_Directions for this task_
Keep pictures out. Copy exactly the lines from the one containing "Generate a web" to the one containing "const yMinorTicks = [-30, -10, 10, 30, 50];", endpoints included.

_Given data_

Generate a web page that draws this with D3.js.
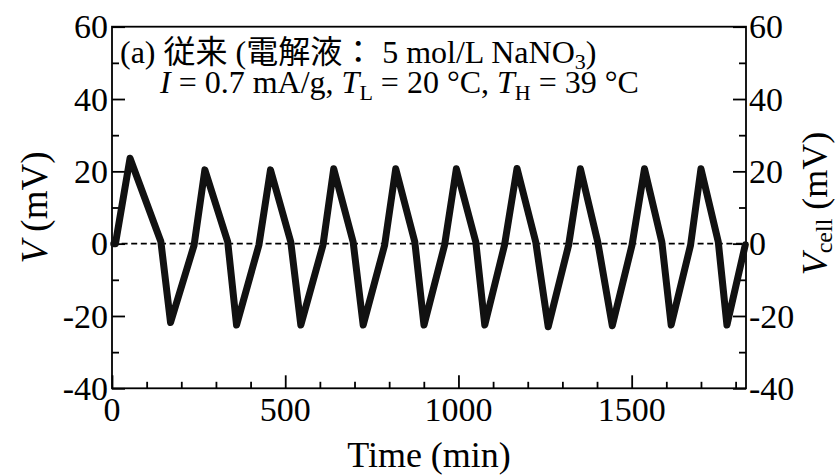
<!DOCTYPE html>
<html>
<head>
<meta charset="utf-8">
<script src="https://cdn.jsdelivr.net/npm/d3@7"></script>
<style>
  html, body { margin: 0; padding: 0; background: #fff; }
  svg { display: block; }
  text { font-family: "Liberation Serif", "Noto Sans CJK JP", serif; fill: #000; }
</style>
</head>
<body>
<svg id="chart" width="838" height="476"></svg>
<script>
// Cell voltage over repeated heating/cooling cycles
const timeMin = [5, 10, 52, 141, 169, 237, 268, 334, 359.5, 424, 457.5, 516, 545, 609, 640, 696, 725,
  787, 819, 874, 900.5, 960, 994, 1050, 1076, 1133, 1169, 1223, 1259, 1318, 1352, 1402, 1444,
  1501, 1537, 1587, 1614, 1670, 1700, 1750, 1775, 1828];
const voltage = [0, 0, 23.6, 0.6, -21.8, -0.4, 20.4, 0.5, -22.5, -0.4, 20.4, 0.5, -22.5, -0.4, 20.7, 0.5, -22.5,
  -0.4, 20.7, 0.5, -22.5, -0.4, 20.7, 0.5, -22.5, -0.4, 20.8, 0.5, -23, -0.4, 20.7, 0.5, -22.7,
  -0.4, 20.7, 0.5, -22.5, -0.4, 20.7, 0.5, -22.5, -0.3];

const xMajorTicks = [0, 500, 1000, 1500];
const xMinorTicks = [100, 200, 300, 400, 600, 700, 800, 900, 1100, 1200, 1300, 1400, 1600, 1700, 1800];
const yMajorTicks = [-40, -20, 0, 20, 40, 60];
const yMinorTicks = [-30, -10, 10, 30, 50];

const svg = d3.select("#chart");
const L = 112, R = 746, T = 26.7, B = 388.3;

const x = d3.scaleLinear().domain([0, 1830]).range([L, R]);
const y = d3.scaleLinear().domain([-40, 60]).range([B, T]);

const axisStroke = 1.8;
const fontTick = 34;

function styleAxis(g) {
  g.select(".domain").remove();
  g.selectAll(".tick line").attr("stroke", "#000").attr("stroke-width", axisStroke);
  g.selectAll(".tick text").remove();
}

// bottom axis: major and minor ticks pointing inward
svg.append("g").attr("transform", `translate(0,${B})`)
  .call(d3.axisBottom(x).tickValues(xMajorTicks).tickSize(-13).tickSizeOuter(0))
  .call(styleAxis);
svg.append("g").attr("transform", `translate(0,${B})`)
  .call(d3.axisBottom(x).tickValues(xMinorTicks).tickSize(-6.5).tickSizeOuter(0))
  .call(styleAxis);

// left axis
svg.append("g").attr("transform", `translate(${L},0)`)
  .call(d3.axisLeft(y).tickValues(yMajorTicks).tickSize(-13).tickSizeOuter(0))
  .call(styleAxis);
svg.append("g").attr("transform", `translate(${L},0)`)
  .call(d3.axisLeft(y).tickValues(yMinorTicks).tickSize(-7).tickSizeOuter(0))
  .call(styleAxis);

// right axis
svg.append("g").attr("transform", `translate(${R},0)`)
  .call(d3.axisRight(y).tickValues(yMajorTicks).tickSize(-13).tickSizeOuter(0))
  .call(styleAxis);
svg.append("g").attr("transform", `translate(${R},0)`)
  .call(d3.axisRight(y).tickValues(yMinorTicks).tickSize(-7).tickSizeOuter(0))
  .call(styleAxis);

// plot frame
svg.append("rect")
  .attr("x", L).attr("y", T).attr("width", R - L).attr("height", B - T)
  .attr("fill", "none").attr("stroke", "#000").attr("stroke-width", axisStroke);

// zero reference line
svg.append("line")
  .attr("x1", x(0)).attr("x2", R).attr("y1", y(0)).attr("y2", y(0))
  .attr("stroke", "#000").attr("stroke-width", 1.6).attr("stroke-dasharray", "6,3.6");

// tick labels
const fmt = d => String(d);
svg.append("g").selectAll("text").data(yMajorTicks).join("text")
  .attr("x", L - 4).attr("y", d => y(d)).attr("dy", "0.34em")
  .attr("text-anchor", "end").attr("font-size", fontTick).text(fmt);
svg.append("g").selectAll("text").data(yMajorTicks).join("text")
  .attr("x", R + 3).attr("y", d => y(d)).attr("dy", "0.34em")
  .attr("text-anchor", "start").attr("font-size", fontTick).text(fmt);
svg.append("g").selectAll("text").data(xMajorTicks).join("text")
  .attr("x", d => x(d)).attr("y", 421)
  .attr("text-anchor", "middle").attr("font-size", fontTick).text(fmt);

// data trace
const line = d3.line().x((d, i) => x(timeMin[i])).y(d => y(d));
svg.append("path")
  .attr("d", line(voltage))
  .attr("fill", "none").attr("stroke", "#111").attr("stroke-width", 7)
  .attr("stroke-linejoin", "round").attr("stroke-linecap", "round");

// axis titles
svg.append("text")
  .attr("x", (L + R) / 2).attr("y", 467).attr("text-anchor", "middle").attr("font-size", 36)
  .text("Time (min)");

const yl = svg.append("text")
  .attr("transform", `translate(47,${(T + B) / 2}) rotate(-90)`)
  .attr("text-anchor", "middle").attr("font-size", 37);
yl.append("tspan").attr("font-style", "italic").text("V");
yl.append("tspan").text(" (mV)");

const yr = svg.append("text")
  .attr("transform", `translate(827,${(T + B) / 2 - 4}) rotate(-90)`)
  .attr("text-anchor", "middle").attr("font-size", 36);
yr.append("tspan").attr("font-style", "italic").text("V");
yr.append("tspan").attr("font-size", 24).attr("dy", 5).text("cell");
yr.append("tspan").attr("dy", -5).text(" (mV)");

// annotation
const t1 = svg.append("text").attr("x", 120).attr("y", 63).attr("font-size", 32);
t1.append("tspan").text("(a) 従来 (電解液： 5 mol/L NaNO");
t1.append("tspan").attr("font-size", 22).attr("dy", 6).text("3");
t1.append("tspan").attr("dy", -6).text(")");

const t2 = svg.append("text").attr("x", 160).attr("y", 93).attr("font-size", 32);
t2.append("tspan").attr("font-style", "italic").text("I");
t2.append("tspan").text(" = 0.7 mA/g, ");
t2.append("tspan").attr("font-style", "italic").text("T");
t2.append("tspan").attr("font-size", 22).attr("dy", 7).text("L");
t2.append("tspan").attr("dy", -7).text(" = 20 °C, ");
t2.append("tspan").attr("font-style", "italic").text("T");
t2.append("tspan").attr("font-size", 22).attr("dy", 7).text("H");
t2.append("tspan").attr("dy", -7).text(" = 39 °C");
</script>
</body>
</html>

---

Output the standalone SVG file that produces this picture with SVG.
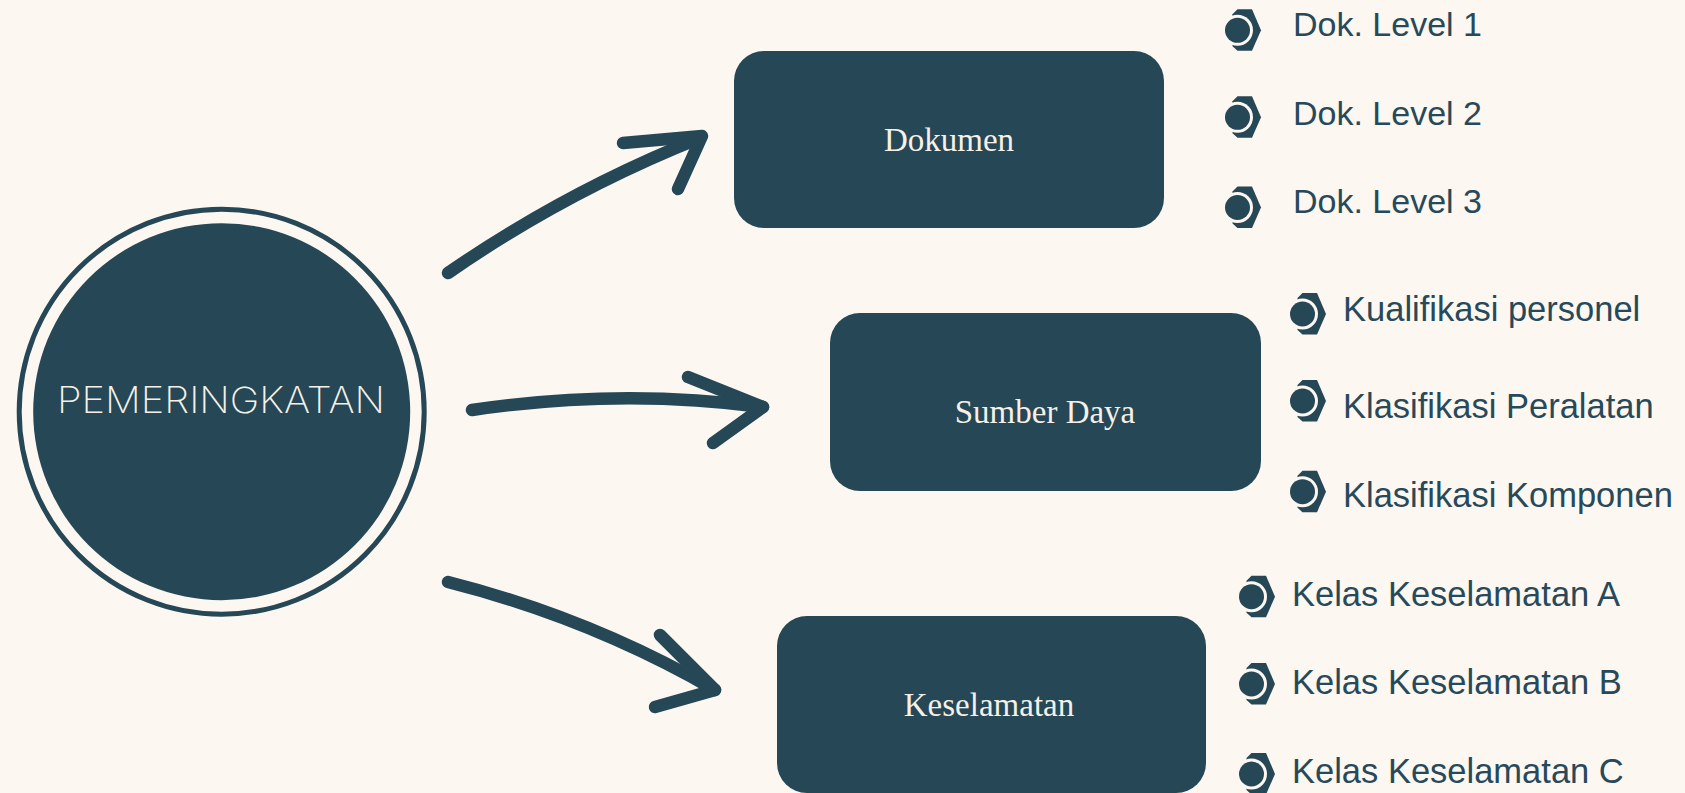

...

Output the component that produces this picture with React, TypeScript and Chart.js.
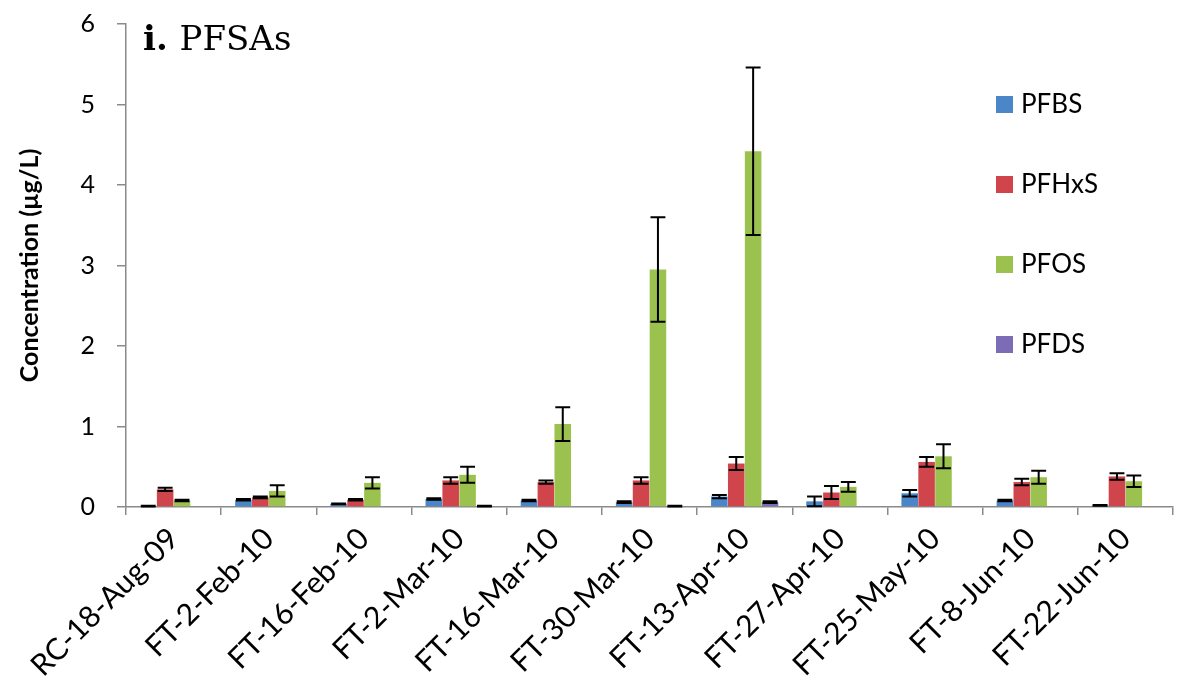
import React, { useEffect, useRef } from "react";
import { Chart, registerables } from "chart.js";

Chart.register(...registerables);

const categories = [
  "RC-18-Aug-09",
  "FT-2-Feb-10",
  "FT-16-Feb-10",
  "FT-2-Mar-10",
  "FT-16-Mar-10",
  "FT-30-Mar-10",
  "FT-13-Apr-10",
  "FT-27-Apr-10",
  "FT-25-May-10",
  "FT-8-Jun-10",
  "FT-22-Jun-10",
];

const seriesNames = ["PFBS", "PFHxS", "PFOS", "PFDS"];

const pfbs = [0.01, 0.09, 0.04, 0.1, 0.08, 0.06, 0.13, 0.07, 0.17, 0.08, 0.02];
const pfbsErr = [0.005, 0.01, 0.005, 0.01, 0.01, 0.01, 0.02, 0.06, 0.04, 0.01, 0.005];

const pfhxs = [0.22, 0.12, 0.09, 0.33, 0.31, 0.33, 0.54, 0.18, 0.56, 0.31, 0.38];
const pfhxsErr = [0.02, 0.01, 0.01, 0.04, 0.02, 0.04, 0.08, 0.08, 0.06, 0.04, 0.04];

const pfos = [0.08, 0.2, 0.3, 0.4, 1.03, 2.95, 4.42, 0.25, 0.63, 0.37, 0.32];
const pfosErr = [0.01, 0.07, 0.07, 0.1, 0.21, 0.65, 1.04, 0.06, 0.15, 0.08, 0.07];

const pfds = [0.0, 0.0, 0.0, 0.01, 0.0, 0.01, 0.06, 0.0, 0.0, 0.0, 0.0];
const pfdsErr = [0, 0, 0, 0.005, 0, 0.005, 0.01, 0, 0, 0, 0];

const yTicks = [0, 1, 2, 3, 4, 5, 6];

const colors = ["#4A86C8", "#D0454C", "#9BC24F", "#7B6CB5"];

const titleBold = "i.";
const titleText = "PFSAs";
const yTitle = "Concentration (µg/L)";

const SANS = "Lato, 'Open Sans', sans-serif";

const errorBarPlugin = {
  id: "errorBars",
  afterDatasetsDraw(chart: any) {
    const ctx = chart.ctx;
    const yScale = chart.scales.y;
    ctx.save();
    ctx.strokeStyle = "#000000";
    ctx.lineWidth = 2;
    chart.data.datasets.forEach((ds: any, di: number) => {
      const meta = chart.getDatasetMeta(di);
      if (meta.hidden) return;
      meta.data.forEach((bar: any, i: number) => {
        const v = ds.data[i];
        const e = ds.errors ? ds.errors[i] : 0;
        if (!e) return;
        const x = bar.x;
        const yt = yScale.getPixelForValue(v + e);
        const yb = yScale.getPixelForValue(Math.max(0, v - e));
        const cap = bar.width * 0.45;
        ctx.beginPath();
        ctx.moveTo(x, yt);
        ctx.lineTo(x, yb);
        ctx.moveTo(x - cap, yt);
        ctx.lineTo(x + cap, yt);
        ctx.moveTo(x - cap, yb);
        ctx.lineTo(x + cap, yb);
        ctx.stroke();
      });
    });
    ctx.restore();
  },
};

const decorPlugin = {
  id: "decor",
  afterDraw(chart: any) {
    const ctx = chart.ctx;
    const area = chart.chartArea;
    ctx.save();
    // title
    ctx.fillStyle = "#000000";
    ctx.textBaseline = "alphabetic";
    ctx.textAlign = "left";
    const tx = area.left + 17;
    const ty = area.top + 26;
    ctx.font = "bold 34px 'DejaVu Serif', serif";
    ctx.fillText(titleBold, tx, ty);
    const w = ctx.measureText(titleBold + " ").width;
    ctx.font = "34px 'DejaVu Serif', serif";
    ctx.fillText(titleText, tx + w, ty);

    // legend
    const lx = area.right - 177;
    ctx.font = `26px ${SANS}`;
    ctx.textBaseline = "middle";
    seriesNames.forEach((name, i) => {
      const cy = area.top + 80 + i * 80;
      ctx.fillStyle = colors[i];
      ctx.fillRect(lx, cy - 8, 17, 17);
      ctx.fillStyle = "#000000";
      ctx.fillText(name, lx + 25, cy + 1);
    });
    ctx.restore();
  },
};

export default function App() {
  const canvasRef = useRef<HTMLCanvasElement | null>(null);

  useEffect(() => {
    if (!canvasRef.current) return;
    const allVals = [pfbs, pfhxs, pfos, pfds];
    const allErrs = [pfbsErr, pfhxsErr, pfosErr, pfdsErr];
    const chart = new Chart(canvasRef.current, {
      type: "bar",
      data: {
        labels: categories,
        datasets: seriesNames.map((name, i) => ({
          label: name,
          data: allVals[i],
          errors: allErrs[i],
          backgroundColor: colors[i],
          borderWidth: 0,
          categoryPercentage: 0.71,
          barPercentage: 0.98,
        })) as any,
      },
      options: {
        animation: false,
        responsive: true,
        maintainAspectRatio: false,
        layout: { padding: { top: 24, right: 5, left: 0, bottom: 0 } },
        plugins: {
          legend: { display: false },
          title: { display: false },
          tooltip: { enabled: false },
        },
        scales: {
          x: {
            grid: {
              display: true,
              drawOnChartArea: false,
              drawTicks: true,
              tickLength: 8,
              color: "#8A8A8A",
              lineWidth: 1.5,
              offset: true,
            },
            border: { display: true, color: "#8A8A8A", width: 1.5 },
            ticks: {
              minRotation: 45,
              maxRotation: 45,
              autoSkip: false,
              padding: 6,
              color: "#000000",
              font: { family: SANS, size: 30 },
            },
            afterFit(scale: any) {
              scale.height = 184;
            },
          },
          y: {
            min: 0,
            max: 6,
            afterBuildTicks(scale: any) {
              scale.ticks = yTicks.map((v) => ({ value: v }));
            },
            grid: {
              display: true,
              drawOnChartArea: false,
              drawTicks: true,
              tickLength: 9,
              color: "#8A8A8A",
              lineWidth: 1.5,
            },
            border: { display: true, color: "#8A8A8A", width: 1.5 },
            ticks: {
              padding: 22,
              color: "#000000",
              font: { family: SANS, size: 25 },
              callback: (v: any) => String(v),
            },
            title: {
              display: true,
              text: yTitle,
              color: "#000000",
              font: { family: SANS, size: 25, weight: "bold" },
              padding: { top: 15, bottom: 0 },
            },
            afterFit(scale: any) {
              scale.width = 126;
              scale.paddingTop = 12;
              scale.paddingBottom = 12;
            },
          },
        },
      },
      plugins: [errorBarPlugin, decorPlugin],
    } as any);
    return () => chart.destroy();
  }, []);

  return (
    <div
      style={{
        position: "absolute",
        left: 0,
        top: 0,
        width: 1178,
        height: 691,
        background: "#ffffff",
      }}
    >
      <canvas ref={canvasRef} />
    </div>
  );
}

_Expected answer_
Generate a web page that draws this with D3.js.
<!DOCTYPE html>
<html>
<head>
<meta charset="utf-8">
<script src="https://cdn.jsdelivr.net/npm/d3@7"></script>
<style>
  html, body { margin: 0; padding: 0; background: #fff; }
  svg { display: block; }
  text { font-family: "Liberation Serif", "Noto Sans CJK JP", serif; fill: #000; }
</style>
</head>
<body>
<svg id="chart" width="838" height="476"></svg>
<script>
// Cell voltage over repeated heating/cooling cycles
const timeMin = [5, 10, 52, 141, 169, 237, 268, 334, 359.5, 424, 457.5, 516, 545, 609, 640, 696, 725,
  787, 819, 874, 900.5, 960, 994, 1050, 1076, 1133, 1169, 1223, 1259, 1318, 1352, 1402, 1444,
  1501, 1537, 1587, 1614, 1670, 1700, 1750, 1775, 1828];
const voltage = [0, 0, 23.6, 0.6, -21.8, -0.4, 20.4, 0.5, -22.5, -0.4, 20.4, 0.5, -22.5, -0.4, 20.7, 0.5, -22.5,
  -0.4, 20.7, 0.5, -22.5, -0.4, 20.7, 0.5, -22.5, -0.4, 20.8, 0.5, -23, -0.4, 20.7, 0.5, -22.7,
  -0.4, 20.7, 0.5, -22.5, -0.4, 20.7, 0.5, -22.5, -0.3];

const xMajorTicks = [0, 500, 1000, 1500];
const xMinorTicks = [100, 200, 300, 400, 600, 700, 800, 900, 1100, 1200, 1300, 1400, 1600, 1700, 1800];
const yMajorTicks = [-40, -20, 0, 20, 40, 60];
const yMinorTicks = [-30, -10, 10, 30, 50];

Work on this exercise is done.